Just when it looked as though there might never be a solution to the problem of walking, Honda today unveiled the U3-X personal mobility device, a sci-fi-looking, unicycle-ish mobile stool that moves forward, backward, side-to-side, or diagonally in response to a simple adjustment in the user’s body weight.
The U3-X remains upright by utilizing balance control technology that Honda developed while researching ASIMO, Honda’s famous bipedal humanoid robot. Its omni-directional driving system appears to be a single wheel, though the “larger-diameter” wheel (which rolls forward and backward) is actually made up of a several smaller wheels that enable it to move side to side. A combination of forward or backward thrust and lateral thrust produces diagonal motion.
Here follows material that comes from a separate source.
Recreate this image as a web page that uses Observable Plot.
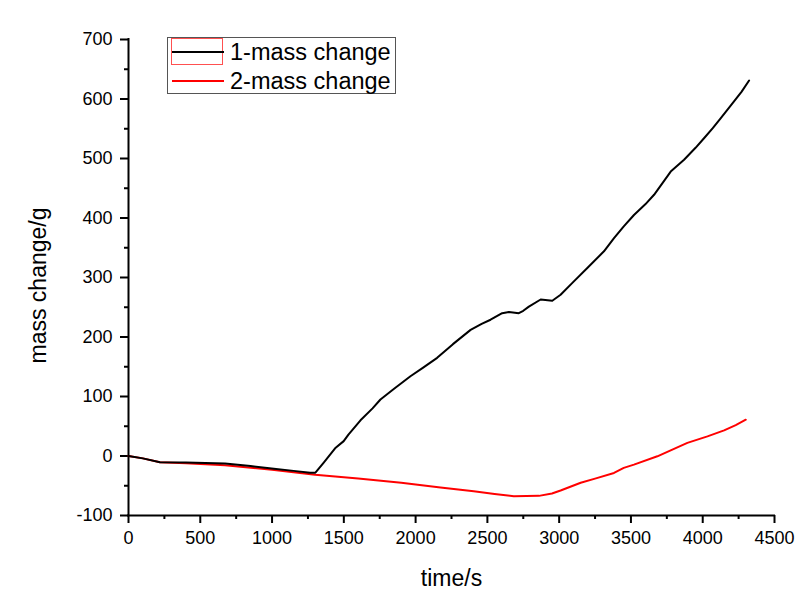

Looking at the U3-X, we’re reminded of the Segway (and all the commercial success that came with it). To be fair, the U3-X was designed to aid the elderly, but it seems like the balance needed to operate the machine might pose a bit of a hazard for those who already have mobility problems. Still, the unit is designed to keep the user’s feet close to the ground while keeping the user’s carriage upright enough to be nearly eye-level with other people who are standing up.
The prototype model of the U3-X (in action below) weighs just shy of 22 pounds and can roll for about an hour on a single charge to its lithium-ion power source. When a commercial version might become available is anyone’s guess. Personally, we’re not holding our breath.